The trial ran before a jury for 4 days in March. Yahoo! did not run a positive
defence. It ultimately admitted publication, but submitted that the article did not convey the imputations and denied that the plaintiff had been defamed. This meant that the question of whether the indexation of the article on the Yahoo search engine constituted publication was not determined.
The jury concluded that the article carried imputations 2 and 3 and those were defamatory of the plaintiff. It was then up to His Honour Justice Kaye to assess the damages.
In assessing the damages, Justice Kaye referred to the following evidence:
- when the plaintiff found out about the article, he was shocked, devastated and almost in tears;
- the plaintiff asked Yahoo! to take the article down.

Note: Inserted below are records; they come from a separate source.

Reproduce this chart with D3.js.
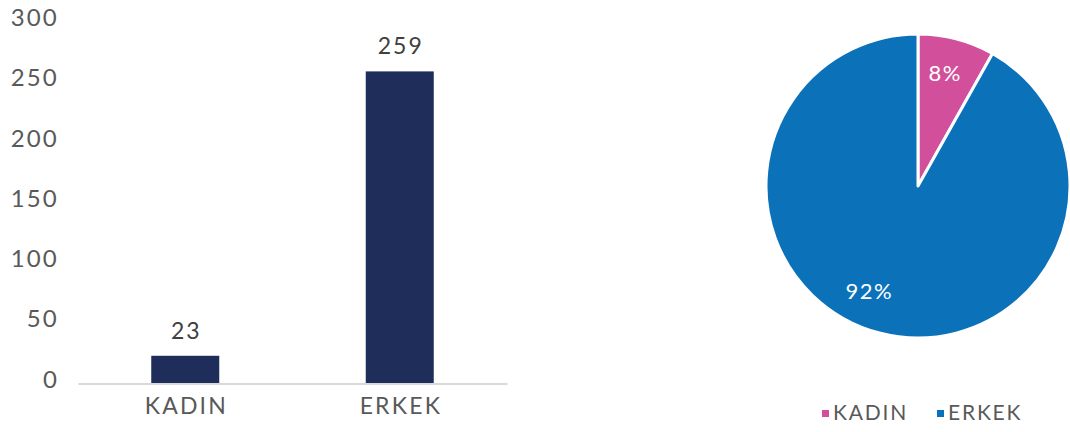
<!DOCTYPE html>
<html><head><meta charset="utf-8">
<script src="https://cdn.jsdelivr.net/npm/d3@7"></script>
<style>body{margin:0;background:#fff}svg{display:block}text{font-family:Lato,"Noto Sans",sans-serif}</style>
</head><body>
<svg id="c" width="1070" height="432"></svg>
<script>
const categories = ["KADIN", "ERKEK"];
const values = [23, 259];
const yTicks = [0, 50, 100, 150, 200, 250, 300];
const pieLabels = ["8%", "92%"];
const colorsPie = ["#D24F9B", "#0B72BA"];

const svg = d3.select("#c");

// Bar chart
const x = d3.scaleBand().domain(categories).range([78, 507]).padding(0);
const y = d3.scaleLinear().domain([0, 300]).range([383.5, 22]);
const barW = x.bandwidth() * 0.317;

const yAxis = d3.axisLeft(y).tickValues(yTicks).tickSize(0).tickPadding(0);
const gy = svg.append("g").attr("transform", "translate(59,-4)").call(yAxis);
gy.select(".domain").remove();
gy.selectAll("text").attr("font-size", 24).attr("fill", "#595959").attr("font-family", "Lato")
  .attr("letter-spacing", 2.2);

svg.selectAll("rect.bar").data(values).enter().append("rect")
  .attr("class", "bar")
  .attr("x", (d, i) => x(categories[i]) + x.bandwidth() / 2 - barW / 2)
  .attr("width", barW)
  .attr("y", d => y(d))
  .attr("height", d => y(0) - y(d))
  .attr("fill", "#1E2D5A");

const xAxis = d3.axisBottom(x).tickSize(0).tickPadding(14);
const gx = svg.append("g").attr("transform", `translate(0,${y(0)})`).call(xAxis);
gx.select(".domain").attr("stroke", "#D9D9D9").attr("stroke-width", 2.2);
gx.selectAll("text").attr("font-size", 23).attr("fill", "#595959").attr("font-family", "Lato")
  .attr("letter-spacing", 2.2).attr("dx", 1.1);

svg.selectAll("text.val").data(values).enter().append("text")
  .attr("class", "val")
  .attr("x", (d, i) => x(categories[i]) + x.bandwidth() / 2 + 1)
  .attr("y", d => y(d) - 17)
  .attr("text-anchor", "middle")
  .attr("font-size", 23).attr("fill", "#404040").attr("letter-spacing", 2)
  .text(d => d);

// Pie chart
const cx = 918, cy = 186, r = 152;
const pie = d3.pie().sort(null).value(d => d);
const arcs = pie(values);
const arc = d3.arc().innerRadius(0).outerRadius(r);
const gp = svg.append("g").attr("transform", `translate(${cx},${cy})`);
gp.selectAll("path").data(arcs).enter().append("path")
  .attr("d", arc)
  .attr("fill", (d, i) => colorsPie[i])
  .attr("stroke", "#fff").attr("stroke-width", 3).attr("stroke-linejoin", "round");

// label placement: radius 0.77r, big slice label shifted toward lower-left like the original
const angleShift = [-0.02, 0.175];
const lr = r * 0.765;
gp.selectAll("text").data(arcs).enter().append("text")
  .attr("transform", (d, i) => {
    const a = (d.startAngle + d.endAngle) / 2 + angleShift[i];
    return `translate(${lr * Math.sin(a)},${-lr * Math.cos(a)})`;
  })
  .attr("text-anchor", "middle").attr("dy", "0.35em")
  .attr("font-size", 22).attr("fill", "#fff").attr("letter-spacing", 1.5)
  .text((d, i) => pieLabels[i]);

// Legend
const legX = [822, 937];
const lg = svg.append("g");
categories.forEach((c, i) => {
  lg.append("rect").attr("x", legX[i]).attr("y", 410).attr("width", 7).attr("height", 7).attr("fill", colorsPie[i]);
  lg.append("text").attr("x", legX[i] + 11).attr("y", 413).attr("dy", "0.35em")
    .attr("font-size", 21).attr("fill", "#595959").attr("letter-spacing", 1.8).text(c);
});
</script>
</body></html>
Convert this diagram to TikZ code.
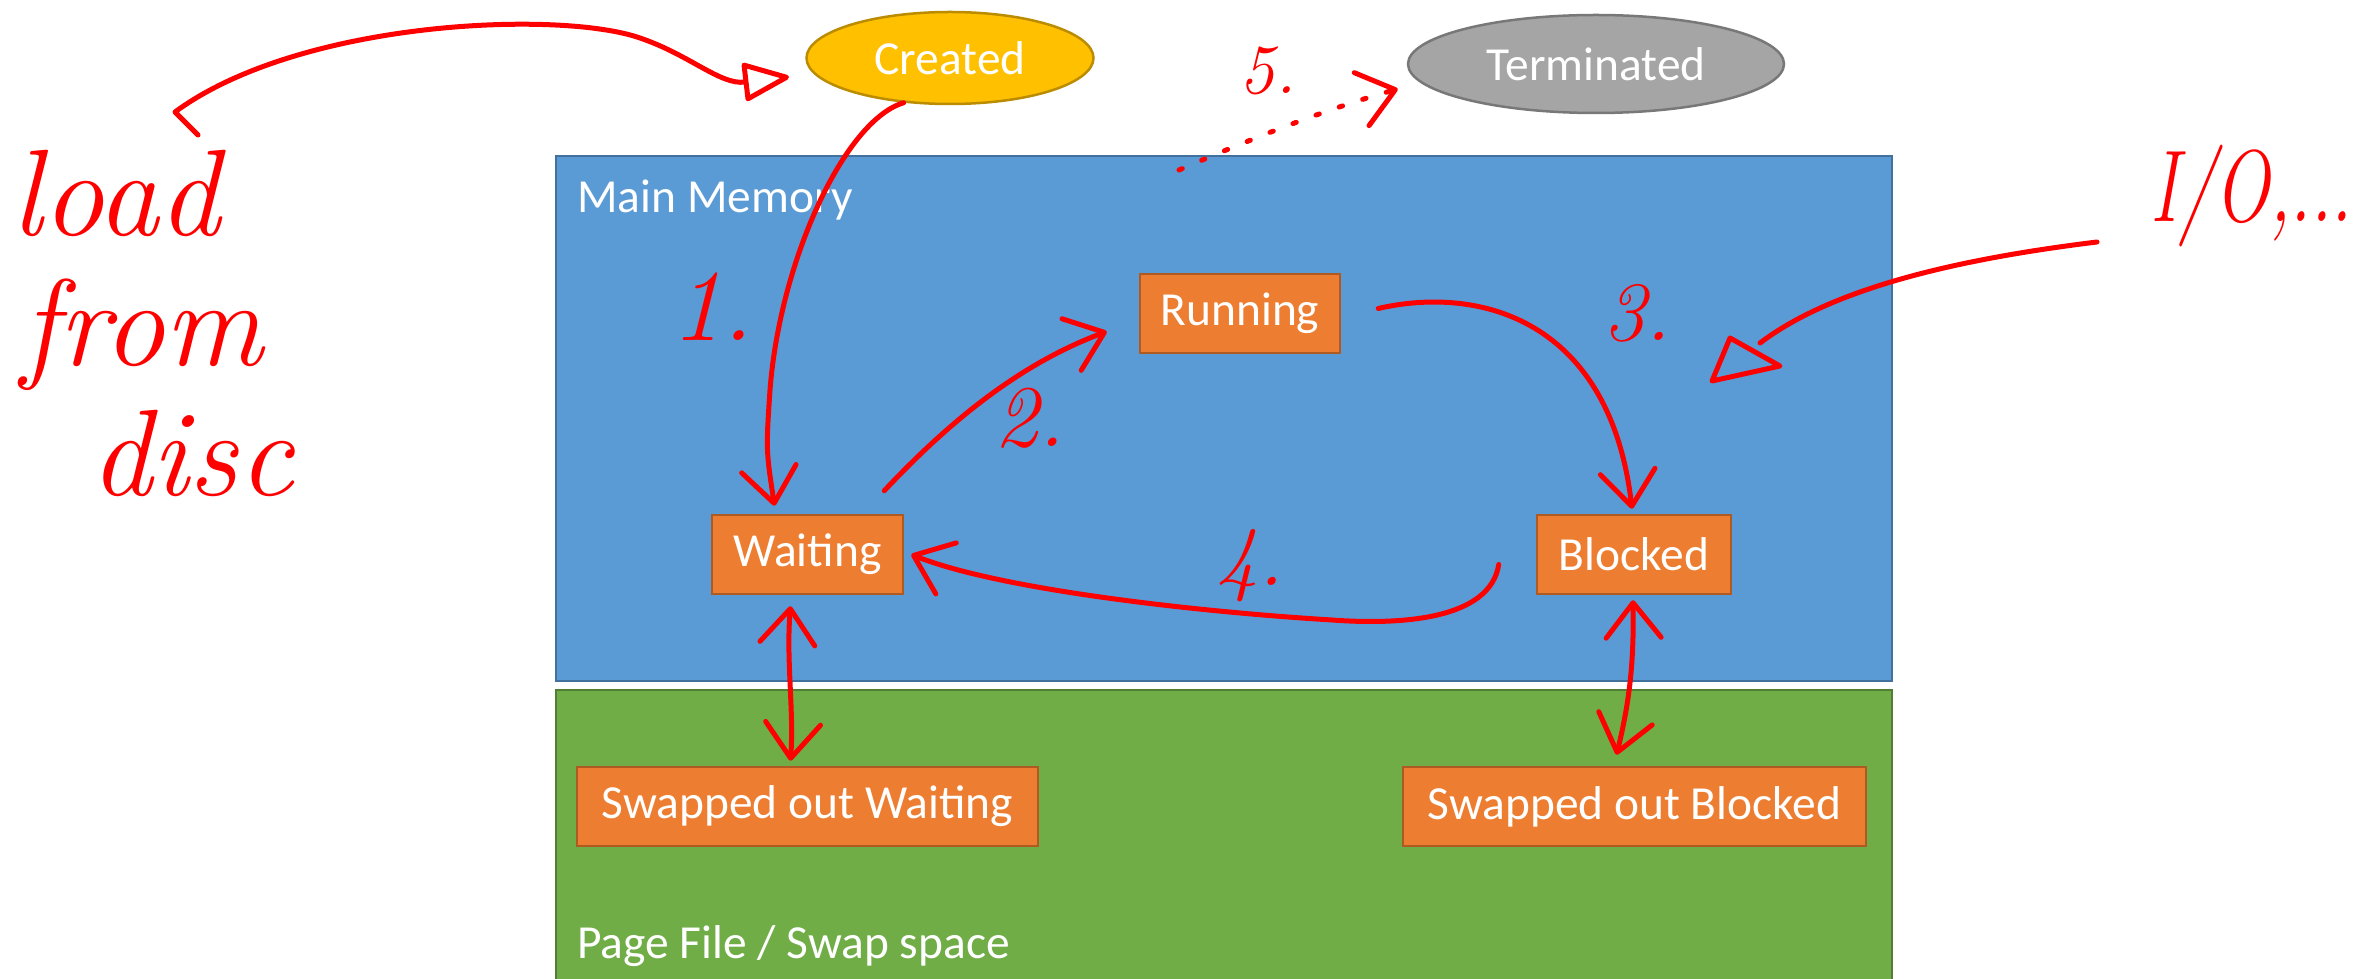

It denied publication and refused;
- the plaintiff gave evidence that around 500 people had spoken to him about the article;
- at a wedding in January 2011, two couples who had been designated to sit at his table refused to do so, asserting that they would not sit with a criminal;
- before the article, he would be invited to 25-30 weddings a year, that number declined and in 2011, he received no invitations;
- on a number of occasions, he went into a shop, people recognised him and immediately left;
- other witnesses had received comments about the plaintiff to the effect that he was a criminal; and
- the plaintiff had also sued Google in respect of the same article;
His Honour concluded that:
- before the publication of the article, the plaintiff had a widespread reputation as a person of good repute in the Yugoslav community;
- it was unarguable that the imputations that were conveyed were particularly grave;
- the article reached a widespread audience and thus the damage to the plaintiff’s reputation was similarly widespread;
- the fact that the material remained available through the Yahoo! search engine, without being removed, served to increase the damage to the plaintiff’s reputation throughout the community;
- the article caused significant grief and distress to the plaintiff.
While aggravated damages were refused, His Honour still concluded that the plaintiff was entitled to damages of $225,000 plus interest of 3%, so well done to the plaintiff. Having said that, he will probably be waiting for the appeal period to expire before he pops open the champagne. And after that, the plaintiff still has his case against Google, although recent developments in the UK in Google’s favour could well have something to say about that one.